Tod Marshall: Condo project flouts real neighborliness
Development is significant for the future of our city, but careful planning and development are paramount. In so many cities throughout our country, there are ill-conceived and poorly planned projects that have been built for bad reasons, whether those reasons are development for development’s sake or the threat of lawsuit from moneyed interests.
Peaceful Valley is a quaint neighborhood, but that does not mean that its citizens are naïve about our city’s needs. In fact, many Peaceful Valley residents are proponents of density and infill, especially development that is sensitive to environmental and ethical issues.
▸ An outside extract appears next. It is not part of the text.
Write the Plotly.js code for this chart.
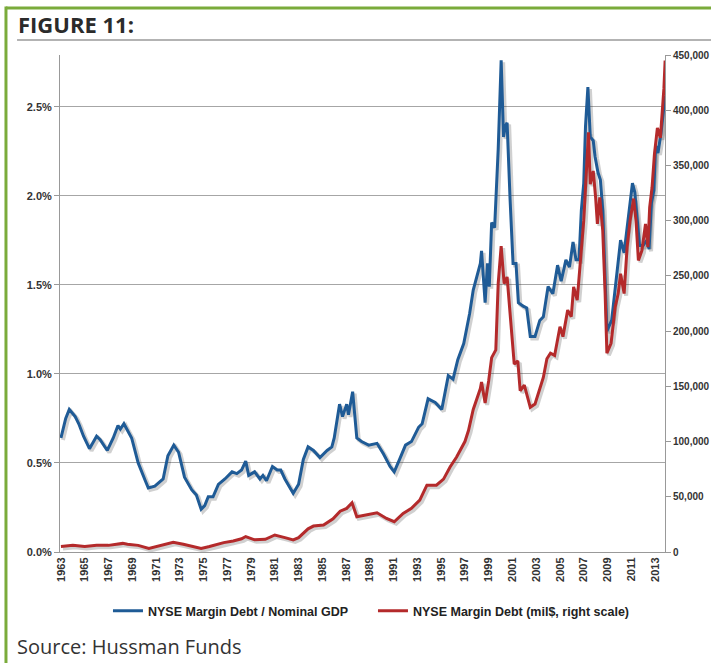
<!DOCTYPE html>
<html>
<head>
<meta charset="utf-8">
<script src="https://cdn.plot.ly/plotly-3.0.1.min.js"></script>
<style>
  html, body { margin: 0; padding: 0; background: #fff; }
  #myDiv { width: 711px; height: 663px; }
</style>
</head>
<body>
<div id="myDiv"></div>
<script>
// NYSE margin debt / nominal GDP (%), left scale
var blueYears = [1963.0, 1963.4, 1963.7, 1964.2, 1964.5, 1964.9, 1965.4, 1966.0, 1966.3, 1966.9,
    1967.4, 1967.8, 1968.0, 1968.3, 1968.95, 1969.5, 1970.1, 1970.35, 1970.9, 1971.6,
    1972.0, 1972.5, 1972.9, 1973.4, 1974.0, 1974.4, 1974.8, 1975.1, 1975.4, 1975.8,
    1976.25, 1976.8, 1977.4, 1977.8, 1978.2, 1978.55, 1978.8, 1979.3, 1979.75, 1980.0,
    1980.3, 1980.8, 1981.2, 1981.5, 1981.85, 1982.55, 1983.0, 1983.4, 1983.8, 1984.25,
    1984.8, 1985.4, 1985.8, 1986.0, 1986.45, 1986.7, 1987.05, 1987.2, 1987.55, 1987.9,
    1988.3, 1988.9, 1989.6, 1990.15, 1990.7, 1991.05, 1991.5, 1992.0, 1992.5, 1993.1,
    1993.4, 1993.9, 1994.5, 1995.05, 1995.6, 1996.0, 1996.4, 1996.9, 1997.4, 1997.7,
    1998.3, 1998.4, 1998.7, 1998.9, 1999.05, 1999.25, 1999.5, 1999.8, 2000.05, 2000.25,
    2000.4, 2000.55, 2000.8, 2001.05, 2001.3, 2001.5, 2001.9, 2002.2, 2002.5, 2002.9,
    2003.3, 2003.6, 2004.0, 2004.4, 2004.8, 2005.1, 2005.5, 2005.8, 2006.1, 2006.35,
    2006.6, 2006.8, 2007.0, 2007.15, 2007.35, 2007.55, 2007.8, 2007.95, 2008.2, 2008.4,
    2008.6, 2008.8, 2008.95, 2009.35, 2009.65, 2009.85, 2010.1, 2010.4, 2010.65, 2010.9,
    2011.1, 2011.3, 2011.5, 2011.7, 2012.0, 2012.3, 2012.5, 2012.7, 2012.9, 2013.05,
    2013.25, 2013.5, 2013.85];
var blueRatio = [0.64, 0.75, 0.80, 0.76, 0.72, 0.65, 0.58, 0.65, 0.63, 0.57,
    0.64, 0.71, 0.69, 0.72, 0.64, 0.50, 0.40, 0.36, 0.37, 0.41,
    0.54, 0.60, 0.56, 0.42, 0.35, 0.32, 0.24, 0.26, 0.31, 0.31,
    0.38, 0.41, 0.45, 0.44, 0.46, 0.51, 0.43, 0.45, 0.41, 0.43,
    0.40, 0.48, 0.46, 0.46, 0.41, 0.33, 0.38, 0.52, 0.59, 0.57,
    0.53, 0.57, 0.59, 0.64, 0.83, 0.76, 0.83, 0.77, 0.90, 0.64,
    0.62, 0.60, 0.61, 0.55, 0.48, 0.45, 0.52, 0.60, 0.62, 0.70,
    0.72, 0.86, 0.84, 0.80, 0.99, 0.97, 1.08, 1.17, 1.34, 1.47,
    1.62, 1.69, 1.40, 1.62, 1.49, 1.85, 1.82, 2.26, 2.76, 2.33,
    2.39, 2.41, 1.98, 1.62, 1.62, 1.40, 1.38, 1.37, 1.21, 1.21,
    1.30, 1.32, 1.49, 1.45, 1.61, 1.52, 1.64, 1.60, 1.74, 1.64,
    1.64, 1.92, 2.07, 2.39, 2.61, 2.33, 2.31, 2.22, 2.13, 2.09,
    1.92, 1.57, 1.24, 1.30, 1.49, 1.58, 1.75, 1.68, 1.83, 1.96,
    2.07, 2.02, 1.87, 1.72, 1.72, 1.75, 1.70, 1.96, 2.03, 2.28,
    2.24, 2.35, 2.56];

// NYSE margin debt (mil$), right scale
var redYears = [1963.0, 1964.0, 1965.0, 1966.0, 1967.0, 1968.2, 1968.6, 1969.5, 1970.4, 1971.0,
    1972.0, 1972.45, 1973.3, 1974.0, 1974.8, 1975.5, 1976.7, 1977.5, 1978.2, 1978.55,
    1979.3, 1980.2, 1981.0, 1981.85, 1982.55, 1983.0, 1983.4, 1983.8, 1984.25, 1985.1,
    1985.9, 1986.5, 1987.05, 1987.5, 1987.9, 1988.7, 1989.6, 1990.4, 1991.05, 1991.8,
    1992.5, 1993.2, 1993.8, 1994.6, 1995.2, 1995.75, 1996.3, 1997.0, 1997.3, 1997.7,
    1998.3, 1998.4, 1998.7, 1999.0, 1999.25, 1999.6, 1999.8, 2000.05, 2000.3, 2000.55,
    2000.9, 2001.15, 2001.45, 2001.65, 2002.0, 2002.5, 2002.9, 2003.3, 2003.6, 2003.9,
    2004.2, 2004.55, 2005.0, 2005.25, 2005.65, 2005.95, 2006.15, 2006.45, 2006.75, 2007.0,
    2007.3, 2007.4, 2007.55, 2007.8, 2008.0, 2008.15, 2008.35, 2008.6, 2008.8, 2008.95,
    2009.3, 2009.65, 2009.9, 2010.1, 2010.4, 2010.65, 2010.9, 2011.2, 2011.4, 2011.6,
    2011.9, 2012.2, 2012.4, 2012.55, 2012.75, 2012.95, 2013.2, 2013.45, 2013.75, 2013.85];
var redDebt = [5000, 6000, 5000, 6000, 6000, 7800, 7000, 6000, 3300, 5000,
    8000, 8800, 7000, 5000, 3300, 5000, 8500, 10000, 12000, 14000,
    11000, 11500, 15400, 13000, 11000, 13000, 17000, 21000, 23500, 24400,
    30000, 37000, 39500, 44600, 32000, 33400, 35500, 30400, 27400, 35000,
    39500, 47000, 60500, 60500, 66000, 77000, 86000, 100000, 110000, 129000,
    148000, 154000, 135000, 155000, 176000, 183000, 243000, 277000, 243000, 249000,
    204000, 170000, 173000, 146000, 151000, 131000, 134000, 149000, 158000, 175000,
    180000, 178000, 204000, 195000, 219000, 213000, 240000, 228000, 267000, 300000,
    360000, 380000, 333000, 345000, 321000, 297000, 321000, 291000, 234000, 180000,
    189000, 222000, 234000, 252000, 234000, 276000, 300000, 320000, 300000, 264000,
    273000, 297000, 276000, 312000, 330000, 360000, 384000, 375000, 420000, 445000];

var yearTicks = [1963, 1965, 1967, 1969, 1971, 1973, 1975, 1977, 1979, 1981, 1983, 1985, 1987,
    1989, 1991, 1993, 1995, 1997, 1999, 2001, 2003, 2005, 2007, 2009, 2011, 2013];
var ratioTicks = [0, 0.5, 1.0, 1.5, 2.0, 2.5];

var xRange = [1962.92, 2013.84];
var leftRange = [0, 2.79];
var rightRange = [0, 450000];

// drop shadow: same data drawn on hidden axes nudged 2px right and 2px down
function nudge(r, px, len) {
    var d = px * (r[1] - r[0]) / len;
    return [r[0] + d, r[1] + d];
}

var tickFont = { family: 'Liberation Sans, Arial, sans-serif', size: 11, color: '#333333', weight: 'bold' };
var shadowLine = { color: 'rgba(40,40,40,0.22)', width: 4 };

var shadow1 = {
    x: blueYears, y: blueRatio, mode: 'lines', type: 'scatter',
    line: shadowLine, showlegend: false, hoverinfo: 'skip',
    xaxis: 'x', yaxis: 'y'
};
var shadow2 = {
    x: redYears, y: redDebt, mode: 'lines', type: 'scatter',
    line: shadowLine, showlegend: false, hoverinfo: 'skip',
    xaxis: 'x', yaxis: 'y4'
};

var trace1 = {
    x: blueYears,
    y: blueRatio,
    mode: 'lines',
    type: 'scatter',
    name: 'NYSE Margin Debt / Nominal GDP',
    line: { color: '#1f5b96', width: 3 },
    xaxis: 'x2',
    yaxis: 'y2'
};

var trace2 = {
    x: redYears,
    y: redDebt,
    mode: 'lines',
    type: 'scatter',
    name: 'NYSE Margin Debt (mil$, right scale)',
    line: { color: '#b42a2b', width: 3 },
    xaxis: 'x2',
    yaxis: 'y3'
};

var green = '#7aab3b';

var layout = {
    width: 711,
    height: 663,
    margin: { l: 60, r: 46, t: 55, b: 111 },
    paper_bgcolor: '#ffffff',
    plot_bgcolor: '#ffffff',
    showlegend: true,
    legend: {
        orientation: 'h',
        x: 0.0793, xanchor: 'left',
        y: -0.119, yanchor: 'middle',
        font: { family: 'Liberation Sans, Arial, sans-serif', size: 12.5, color: '#222222', weight: 'bold' },
        itemwidth: 30,
        entrywidth: 220
    },
    // hidden axes carrying the shadows
    xaxis: { visible: false, range: nudge(xRange, -2, 605) },
    yaxis: { visible: false, range: nudge(leftRange, 2, 497) },
    yaxis4: { visible: false, overlaying: 'y', range: nudge(rightRange, 2, 497) },
    xaxis2: {
        overlaying: 'x',
        anchor: 'y2',
        range: xRange,
        tickvals: yearTicks,
        ticktext: yearTicks.map(String),
        tickangle: -90,
        tickfont: tickFont,
        showgrid: false,
        zeroline: false,
        showline: true,
        linecolor: '#999999',
        linewidth: 1,
        ticks: ''
    },
    yaxis2: {
        overlaying: 'y',
        anchor: 'x2',
        side: 'left',
        range: leftRange,
        tickvals: ratioTicks,
        ticktext: ratioTicks.map(function (v) { return v.toFixed(1) + '%'; }),
        tickfont: tickFont,
        showgrid: true,
        gridcolor: '#a6a6a6',
        gridwidth: 1,
        zeroline: false,
        showline: true,
        linecolor: '#999999',
        ticks: 'outside',
        ticklen: 5,
        tickcolor: '#999999'
    },
    yaxis3: {
        overlaying: 'y',
        anchor: 'x2',
        side: 'right',
        range: rightRange,
        dtick: 50000,
        tickformat: ',d',
        tickfont: { family: 'Liberation Sans, Arial, sans-serif', size: 10, color: '#333333', weight: 'bold' },
        showgrid: false,
        zeroline: false,
        showline: true,
        linecolor: '#999999',
        ticks: 'outside',
        ticklen: 5,
        tickcolor: '#999999'
    },
    shapes: [
        // green frame, top and left
        { type: 'line', xref: 'paper', yref: 'paper', x0: -0.0893, x1: 1.08, y0: 1.0946, y1: 1.0946,
          line: { color: green, width: 3 } },
        { type: 'line', xref: 'paper', yref: 'paper', x0: -0.0893, x1: -0.0893, y0: 1.0976, y1: -0.23,
          line: { color: green, width: 3 } },
        // rule under the title
        { type: 'line', xref: 'paper', yref: 'paper', x0: -0.071, x1: 1.08, y0: 1.0302, y1: 1.0302,
          line: { color: '#9a9a9a', width: 1.5 } }
    ],
    annotations: [
        { text: 'FIGURE 11:', xref: 'paper', yref: 'paper', x: -0.073, y: 1.0624,
          xanchor: 'left', yanchor: 'middle', showarrow: false,
          font: { family: 'Open Sans, sans-serif', size: 22, color: '#2b2b2b', weight: 'bold' } },
        { text: 'Source: Hussman Funds', xref: 'paper', yref: 'paper', x: -0.075, y: -0.191,
          xanchor: 'left', yanchor: 'middle', showarrow: false,
          font: { family: 'Open Sans, sans-serif', size: 20, color: '#333333' } }
    ]
};

var config = { displayModeBar: false, staticPlot: true };

Plotly.newPlot('myDiv', [shadow1, shadow2, trace1, trace2], layout, config);
</script>
</body>
</html>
I use the term ethical purposefully: Whenever a developer privileges profit over all other concerns, he or she is engaging in an unethical action that is counterintuitive to constructing cities that support community, to stimulating shared public discourse and human connection – what another era called neighborliness.
Last year, Spokane’s hearing examiner made a well-argued and clearly articulated decision that Mick McDowell’s Riverview condominium project falls into the category of a building that is not in the aesthetic, practical or ethical best interests of our city. Since that decision, McDowell has effectively blackmailed the City Council through legal action; his claim is that he was not given ample notification of the changes in height restrictions. His legal action – whether meritorious or not – does nothing to address the fact that his project was also rejected because it failed to integrate itself, as per the requirements of transition zone development, with the nearby neighborhood of Peaceful Valley.
There are other problems: Legitimate traffic studies have not been conducted, and shading studies clearly indicate that the project would shadow public property. Both of these problems are further proof that McDowell’s project has no concern for community; it is a human warehouse jutting into the sky. That he wants to build such an inhumane dwelling is his own business; that he wants to build such a dwelling and demands that the city compromise our legal codes is hubristic at best.
Although he (and his minions) continually repeat that he could build an even taller structure on Riverside Avenue, the truth of the matter is that he wants an exception to the city’s height requirement so that he can avoid the tremendous expenditure of trying to create a stable foundation out of a very unstable hillside.
Further, for him to pretend that his window dressing on the dilapidated staircase, his “artwork” on the concrete walls of a parking garage and his donation to a whitewater park that doesn’t even want to be associated with him are significant measures to alleviate the impact of a 17-story building is preposterous – nearly as preposterous as his threatening the city because the hearing examiner offered a just decision.
Our city needs development driven by foresight and motivated by the urge to connect people rather than barricade them in looming tubes of concrete. Urban density should be planned in order to create livable corridors where human interaction and community are emphasized.
A forward-thinking developer would recognize the need to address both aesthetic and integrationist concerns. For example, a quick Google search reveals dozens of projects that promote density – in Portland, Vancouver, Boise and even the Spokesman’s own Ms. Pia Hansen’s beloved Copenhagen – while still maintaining an ethical approach to surrounding neighborhoods, landscape and other features.
McDowell’s project does none of the above. I don’t blame him for trying to cash in on his property; I blame him for trying to leverage his wealth into privilege that few other citizens could hope to garner. I blame him for being so imaginatively bankrupt that he cannot come up with a better plan. I blame him for blackmailing the city into allowing his bidding to be done; I blame him for being the embodiment of the crass American ethos that is incapable of looking further into the future than the next possibility of a cash payout.
I hope that the City Council agrees with this assessment. More importantly, though, I hope that the City Council has the integrity and courage to stand up to his threats. Our city needs to see some – any – of its elected officials privilege what’s right over what’s expedient. To deny McDowell this settlement would be a just decision, but more importantly, it would show that the council envisions a future for the city that involves both progress and vision.